Patreon Quit, Substack Paid Won

The Story

Before Substack paid subscriptions, Jesse had tried fan-funded support via Patreon. It didn’t work. “I had that problem with Patreon where some people were paying me money — which I was super thankful for and I wanted to provide good content/bonuses/etc for them! But ultimately, there weren’t that many patrons so the total amount of money coming in was small enough that it was hard to justify spending much time there. I ultimately decided to cancel my Patreon because of this.” (Source 1).

When he moved Extra Focus back to Substack in January 2023, he wasn’t planning to monetize at all. “When I switched back to Substack in January I wasn’t even planning to do paid subscriptions at all! I was excited about the recommendation network and chat features, it just felt like they were innovating in the space and building more community-focused features which I was excited about. It didn’t hurt that it was free.” (Source 1).

The activation was casual. He tried Substack’s pledge feature, found the UX confusing, and pivoted: “I figured ‘let’s just turn on paid plans and see what happens.‘” (Source 1).

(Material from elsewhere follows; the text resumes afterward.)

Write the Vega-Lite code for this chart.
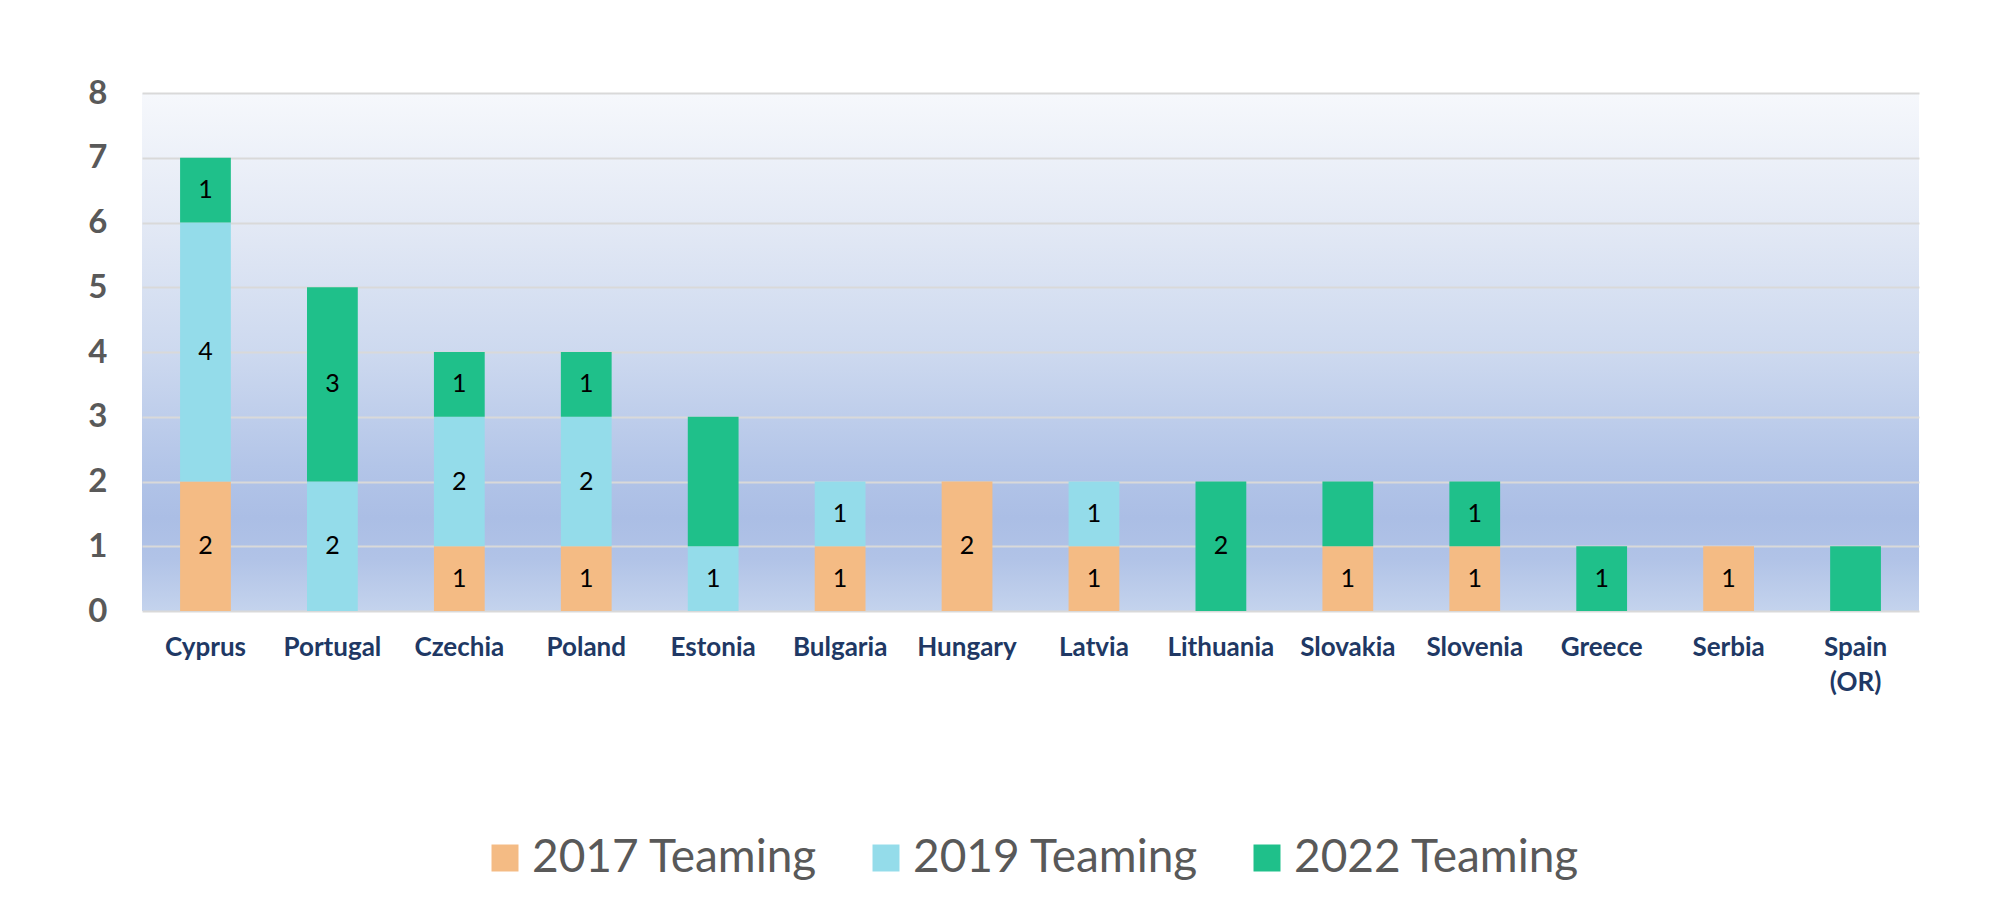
{
  "$schema": "https://vega.github.io/schema/vega-lite/v6.json",
  "width": 1777,
  "height": 518,
  "autosize": "none",
  "padding": {"left": 142, "top": 93, "right": 95, "bottom": 295},
  "background": "white",
  "config": {
    "font": "Lato",
    "view": {
      "stroke": null,
      "fill": {
        "gradient": "linear",
        "x1": 0, "y1": 0, "x2": 0, "y2": 1,
        "stops": [
          {"offset": 0, "color": "#f6f8fc"},
          {"offset": 0.25, "color": "#e3e9f5"},
          {"offset": 0.5, "color": "#cdd9ef"},
          {"offset": 0.72, "color": "#b3c5e8"},
          {"offset": 0.82, "color": "#abbee5"},
          {"offset": 0.9, "color": "#b1c3e7"},
          {"offset": 1, "color": "#c4d3ed"}
        ]
      }
    },
    "legend": {"layout": {"bottom": {"anchor": "middle"}}}
  },
  "data": {
    "values": [
      {"country": "Cyprus", "series": "2017 Teaming", "value": 2, "label": "2"},
      {"country": "Cyprus", "series": "2019 Teaming", "value": 4, "label": "4"},
      {"country": "Cyprus", "series": "2022 Teaming", "value": 1, "label": "1"},
      {"country": "Portugal", "series": "2019 Teaming", "value": 2, "label": "2"},
      {"country": "Portugal", "series": "2022 Teaming", "value": 3, "label": "3"},
      {"country": "Czechia", "series": "2017 Teaming", "value": 1, "label": "1"},
      {"country": "Czechia", "series": "2019 Teaming", "value": 2, "label": "2"},
      {"country": "Czechia", "series": "2022 Teaming", "value": 1, "label": "1"},
      {"country": "Poland", "series": "2017 Teaming", "value": 1, "label": "1"},
      {"country": "Poland", "series": "2019 Teaming", "value": 2, "label": "2"},
      {"country": "Poland", "series": "2022 Teaming", "value": 1, "label": "1"},
      {"country": "Estonia", "series": "2019 Teaming", "value": 1, "label": "1"},
      {"country": "Estonia", "series": "2022 Teaming", "value": 2, "label": ""},
      {"country": "Bulgaria", "series": "2017 Teaming", "value": 1, "label": "1"},
      {"country": "Bulgaria", "series": "2019 Teaming", "value": 1, "label": "1"},
      {"country": "Hungary", "series": "2017 Teaming", "value": 2, "label": "2"},
      {"country": "Latvia", "series": "2017 Teaming", "value": 1, "label": "1"},
      {"country": "Latvia", "series": "2019 Teaming", "value": 1, "label": "1"},
      {"country": "Lithuania", "series": "2022 Teaming", "value": 2, "label": "2"},
      {"country": "Slovakia", "series": "2017 Teaming", "value": 1, "label": "1"},
      {"country": "Slovakia", "series": "2022 Teaming", "value": 1, "label": ""},
      {"country": "Slovenia", "series": "2017 Teaming", "value": 1, "label": "1"},
      {"country": "Slovenia", "series": "2022 Teaming", "value": 1, "label": "1"},
      {"country": "Greece", "series": "2022 Teaming", "value": 1, "label": "1"},
      {"country": "Serbia", "series": "2017 Teaming", "value": 1, "label": "1"},
      {"country": "Spain (OR)", "series": "2022 Teaming", "value": 1, "label": ""}
    ]
  },
  "transform": [
    {"stack": "value", "groupby": ["country"], "sort": [{"field": "series", "order": "ascending"}], "as": ["y0", "y1"]}
  ],
  "encoding": {
    "x": {
      "field": "country",
      "type": "nominal",
      "sort": ["Cyprus", "Portugal", "Czechia", "Poland", "Estonia", "Bulgaria", "Hungary", "Latvia", "Lithuania", "Slovakia", "Slovenia", "Greece", "Serbia", "Spain (OR)"],
      "scale": {"paddingInner": 0.6, "paddingOuter": 0.3},
      "axis": {
        "title": null,
        "labelAngle": 0,
        "domain": false,
        "ticks": false,
        "labelFont": "Lato",
        "labelFontWeight": "bold",
        "labelFontSize": 26,
        "labelColor": "#203864",
        "labelPadding": 23,
        "labelLineHeight": 35,
        "labelBaseline": "top",
        "labelExpr": "datum.value == 'Spain (OR)' ? ['Spain', '(OR)'] : datum.value"
      }
    }
  },
  "layer": [
    {
      "mark": {"type": "bar"},
      "encoding": {
        "y": {
          "field": "y0",
          "type": "quantitative",
          "scale": {"domain": [0, 8], "nice": false},
          "axis": {
            "title": null,
            "values": [0, 1, 2, 3, 4, 5, 6, 7, 8],
            "format": "d",
            "domain": false,
            "ticks": false,
            "grid": true,
            "gridColor": "#d9d9d9",
            "gridWidth": 2,
            "labelFont": "Lato",
            "labelFontWeight": "bold",
            "labelFontSize": 33,
            "labelColor": "#595959",
            "labelPadding": 35
          }
        },
        "y2": {"field": "y1"},
        "color": {
          "field": "series",
          "type": "nominal",
          "scale": {
            "domain": ["2017 Teaming", "2019 Teaming", "2022 Teaming"],
            "range": ["#f4bb84", "#94dcea", "#1fc08a"]
          },
          "legend": {
            "title": null,
            "orient": "bottom",
            "direction": "horizontal",
            "symbolType": "square",
            "symbolSize": 729,
            "symbolStrokeWidth": 0,
            "labelFont": "Lato",
            "labelFontSize": 46,
            "labelColor": "#595959",
            "labelOffset": 4,
            "labelLimit": 600,
            "columnPadding": 45,
            "offset": 140
          }
        }
      }
    },
    {
      "transform": [
        {"fold": ["y0", "y1"], "as": ["edge", "pos"]},
        {"aggregate": [{"op": "mean", "field": "pos", "as": "mid"}], "groupby": ["country", "series", "label"]}
      ],
      "mark": {"type": "text", "font": "Lato", "fontSize": 25, "color": "#000000", "align": "center", "baseline": "middle"},
      "encoding": {
        "y": {"field": "mid", "type": "quantitative"},
        "text": {"field": "label"}
      }
    }
  ]
}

He skipped the recommended launch playbook and it still worked. “It maybe wasn’t the best plan because I didn’t really do any sort of big launch or anything (which Substack recommends), but enough people signed up initially that got me excited about the potential. And then I started building the plane as it was flying, figuring out what I could do to make the paid plan worth it for those people that were already started paying.” (Source 1).

The minimum-viable tier on day one was small: “I basically said subscribers would get full access to the archive of old issues, and an occasional extra issue for paid supporters only. Thankfully, it’s been much more successful than the Patreon ever was so I’ve been able to dedicate more time to doing additional content for them.” (Source 1).

By May 2023 the paid output had ramped: “Roughly 3 times a month I do an additional newsletter for paid supporters, usually this is a Reader Q&A, Community Thread (aka discussion prompt), or Resource Roundup (collection of ADHD resources). The Reader Q&As are usually pay-walled so that half the questions are free for anyone, and half are for paid supporters only.” (Source 1).

He was still iterating: “I’ve also just recently started experimenting with adding a small ‘Shiny Objects’ section (aka links to interesting videos, articles, etc that I find interesting) to the end of the main newsletter, and having just that section paywalled for paid supporters only.” (Source 1).

His framing of the experiment: “My guess is that this will all look very different 6 months from now as I continue to learn what my subscribers and supporters find to be most valuable!” (Source 1).

Lesson for Creators

Two patterns sit in the same story. First: the same “support me” intent failed on Patreon and worked on Substack — not because Jesse changed, but because the platform put the buy button next to where readers already were. Patreon required a destination visit. Substack made the upgrade an inline click in the inbox. The lesson: monetization friction is mostly platform shape, not audience shape. Second: he flipped the toggle without a launch and built the paid offer afterward, which is the inverse of the standard advice. It worked because the bar he set on day one was “you don’t lose anything by paying” — full archive access plus the occasional bonus — so subscribers self-selected on goodwill, and the offer thickened around them. If you have an audience that already wants to support you, you don’t have to perfect the offer first. You have to give them a button and then earn the money in arrears.